A study of over 1,500 shoppers by TCC Global, a leading global retail marketing company has found that one in six (16%) of all shoppers have switched their main store over the last 12 months. 39% of shoppers said that it wouldn’t matter to them if their usual grocery store closed, they would just switch to an alternative nearby store. The research also found that on average, shoppers have 11 ‘reachable’ stores, 10 ‘easily reachable’ and five that are ‘very easily’ reachable, meaning that it is easier than ever to switch between retailers.
The top reasons for shoppers switching retailer are ‘low everyday prices’ and ‘better value for money’. Shoppers’ focus on price is largely irrespective of household income, with 51% of high income households, 60% of medium income households and 64% of low income households shopping where they can find the cheapest prices.
The third reason people switch is the offer of ‘better rewards for my loyalty’. However, just 22% of respondents said they would spend less at a shop if it no longer offered loyalty cards, and the research found that shoppers have an average of 3.3 cards, but use only 2.5.
Bryan Roberts, global insight director at TCC Global, commented: “With so much choice and price competition, customers are more inclined to switch retailers more frequently. To help combat price-based defection, big supermarkets need to provide rewards to loyal customers that go beyond loyalty cards.”
The study shows retailers can influence shopper choice by linking loyalty to cooking and eating deals with 43% of shoppers admitting to being more encouraged to buy from a shop which inspired everyday simple healthy meals and cooking from scratch.

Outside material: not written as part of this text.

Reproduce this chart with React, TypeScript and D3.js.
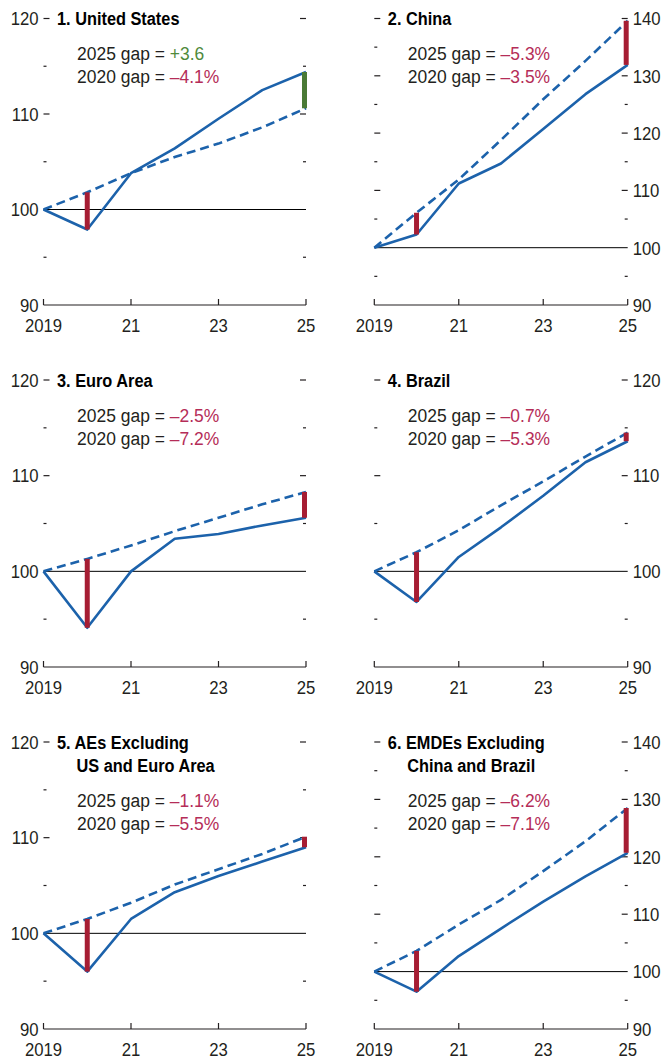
import { useEffect, useRef } from 'react';
import * as d3 from 'd3';

const years = [2019, 2020, 2021, 2022, 2023, 2024, 2025];
const xTickYears = [2019, 2021, 2023, 2025];
const xTickLabels = ['2019', '21', '23', '25'];

const usActual = [100, 97.9, 103.8, 106.4, 109.5, 112.5, 114.4];
const usTrend = [100, 101.8, 103.8, 105.5, 106.9, 108.6, 110.6];
const chinaActual = [100, 102.3, 111.2, 114.7, 120.7, 126.8, 131.9];
const chinaTrend = [100, 106.1, 111.9, 118.8, 125.9, 132.6, 139.6];
const euroActual = [100, 94.1, 100.0, 103.4, 103.9, 104.8, 105.6];
const euroTrend = [100, 101.3, 102.7, 104.2, 105.6, 107.0, 108.3];
const brazilActual = [100, 96.8, 101.5, 104.6, 107.9, 111.4, 113.6];
const brazilTrend = [100, 102.0, 104.3, 106.9, 109.4, 112.0, 114.5];
const aesActual = [100, 96.0, 101.5, 104.3, 106.0, 107.5, 109.0];
const aesTrend = [100, 101.5, 103.2, 105.1, 106.7, 108.3, 110.1];
const emdeActual = [100, 96.5, 102.7, 107.5, 112.2, 116.6, 120.7];
const emdeTrend = [100, 103.6, 108.2, 112.5, 117.5, 122.7, 128.5];

const titles = [
  ['1. United States'],
  ['2. China'],
  ['3. Euro Area'],
  ['4. Brazil'],
  ['5. AEs Excluding', 'US and Euro Area'],
  ['6. EMDEs Excluding', 'China and Brazil'],
];
const gap2025 = ['+3.6', '\u20135.3%', '\u20132.5%', '\u20130.7%', '\u20131.1%', '\u20136.2%'];
const gap2020 = ['\u20134.1%', '\u20133.5%', '\u20137.2%', '\u20135.3%', '\u20135.5%', '\u20137.1%'];
const yMax = [120, 140, 120, 120, 120, 140];

const actuals = [usActual, chinaActual, euroActual, brazilActual, aesActual, emdeActual];
const trends = [usTrend, chinaTrend, euroTrend, brazilTrend, aesTrend, emdeTrend];

const BLUE = '#1c62ab';
const BAR_RED = '#a61d33';
const BAR_GREEN = '#4a7a36';
const TXT_RED = '#b52d58';
const TXT_GREEN = '#4f8a3c';
const INK = '#231f20';
const FONT = '"Liberation Sans", Arial, sans-serif';
const FS = 19;
const SX = 0.88;

// narrow text: the reference uses a condensed face, so squeeze Liberation Sans
function addText(
  g: d3.Selection<SVGGElement, unknown, null, undefined>,
  x: number, y: number, anchor: string, sx = SX
) {
  return g.append('text')
    .attr('transform', `translate(${x},${y}) scale(${sx},1)`)
    .attr('text-anchor', anchor)
    .style('font-size', `${FS}px`)
    .style('fill', INK);
}

export default function App() {
  const svgRef = useRef<SVGSVGElement>(null);

  useEffect(() => {
    if (!svgRef.current) return;
    const svg = d3.select(svgRef.current);
    svg.selectAll('*').remove();

    const cols = [
      { x0: 43.5, x1: 306 },
      { x0: 374.3, x1: 627.7 },
    ];
    const rows = [
      { top: 18.5, bottom: 305 },
      { top: 380, bottom: 667 },
      { top: 742, bottom: 1029 },
    ];

    titles.forEach((title, i) => {
      const col = cols[i % 2];
      const row = rows[Math.floor(i / 2)];
      const right = i % 2 === 1;
      const g = svg.append('g').style('font-family', FONT) as any;

      const x = d3.scaleLinear().domain([2019, 2025]).range([col.x0, col.x1]);
      const y = d3.scaleLinear().domain([90, yMax[i]]).range([row.bottom, row.top]);

      // y ticks on both sides, pointing inward
      d3.range(95, yMax[i] + 1, 5).forEach(v => {
        if (v === 100) return;
        const len = v % 10 === 0 ? 6 : 3;
        g.append('line')
          .attr('x1', col.x0).attr('x2', col.x0 + len)
          .attr('y1', y(v)).attr('y2', y(v))
          .attr('stroke', INK).attr('stroke-width', 1.2);
        g.append('line')
          .attr('x1', col.x1 - len).attr('x2', col.x1)
          .attr('y1', y(v)).attr('y2', y(v))
          .attr('stroke', INK).attr('stroke-width', 1.2);
      });

      d3.range(90, yMax[i] + 1, 10).forEach(v => {
        addText(g, right ? col.x1 + 5 : col.x0 - 5, y(v) + 6.8, right ? 'start' : 'end')
          .text(String(v));
      });

      // x axis
      g.append('line')
        .attr('x1', col.x0).attr('x2', col.x1)
        .attr('y1', row.bottom).attr('y2', row.bottom)
        .attr('stroke', INK).attr('stroke-width', 1.2);
      xTickYears.forEach((yr, k) => {
        g.append('line')
          .attr('x1', x(yr)).attr('x2', x(yr))
          .attr('y1', row.bottom).attr('y2', row.bottom - 6)
          .attr('stroke', INK).attr('stroke-width', 1.2);
        addText(g, x(yr), row.bottom + 27, 'middle').text(xTickLabels[k]);
      });

      // 100 reference line
      g.append('line')
        .attr('x1', col.x0).attr('x2', col.x1)
        .attr('y1', y(100)).attr('y2', y(100))
        .attr('stroke', '#000').attr('stroke-width', 1);

      const line = d3.line<number>()
        .x((_, k) => x(years[k]))
        .y(d => y(d));

      g.append('path')
        .datum(trends[i])
        .attr('fill', 'none')
        .attr('stroke', BLUE)
        .attr('stroke-width', 2.6)
        .attr('stroke-dasharray', '9,5')
        .attr('d', line);

      g.append('path')
        .datum(actuals[i])
        .attr('fill', 'none')
        .attr('stroke', BLUE)
        .attr('stroke-width', 2.6)
        .attr('stroke-linejoin', 'round')
        .attr('d', line);

      // gap bars for 2020 and 2025
      [1, 6].forEach(k => {
        const a = actuals[i][k];
        const t = trends[i][k];
        const bx = x(years[k]) - (k === 6 ? 1.5 : 0);
        g.append('line')
          .attr('x1', bx).attr('x2', bx)
          .attr('y1', y(t)).attr('y2', y(a))
          .attr('stroke', a > t ? BAR_GREEN : BAR_RED)
          .attr('stroke-width', 5);
      });

      // title
      title.forEach((t: string, k: number) => {
        addText(g, col.x0 + (k === 0 ? 13.5 : 33), row.top + 6.8 + k * 23.4, 'start', 0.86)
          .style('font-weight', 'bold')
          .style('fill', '#000')
          .text(t);
      });

      const gy = row.top + 41.8 + (title.length - 1) * 23;
      [['2025 gap = ', gap2025[i]], ['2020 gap = ', gap2020[i]]].forEach(([lead, val], k) => {
        const txt = addText(g, col.x0 + 33.5, gy + k * 23, 'start', 0.92);
        txt.append('tspan').text(lead);
        txt.append('tspan')
          .style('fill', val.startsWith('+') ? TXT_GREEN : TXT_RED)
          .text(val);
      });
    });
  }, []);

  return (
    <svg
      ref={svgRef}
      width={662}
      height={1062}
      style={{ position: 'absolute', left: 0, top: 0, background: '#fff' }}
    />
  );
}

Setting out to highlight where and how retailers need to improve to remain competitive, the report also ranks the Big Four retailers on perception of their loyalty offering. Sainsbury’s (46%) recognised as the best for rewarding loyalty, with Asda (7%), Lidl (4%) and Aldi (3%) the worst.
Roberts added: “A quest for better value-for-money involves much more than just price. Value in a broader sense also involves issues like quality and service (or perceptions thereof), an observation that is illustrated by the fact that Asda, which has been the cheapest supermarket for a great many years, has been steadily losing market share as perceptions of quality, in-store experience and range have – rightly or wrongly – lagged behind those of competitors.”
The research also found that discounters outperform Asda on price, selection and convenience ratings.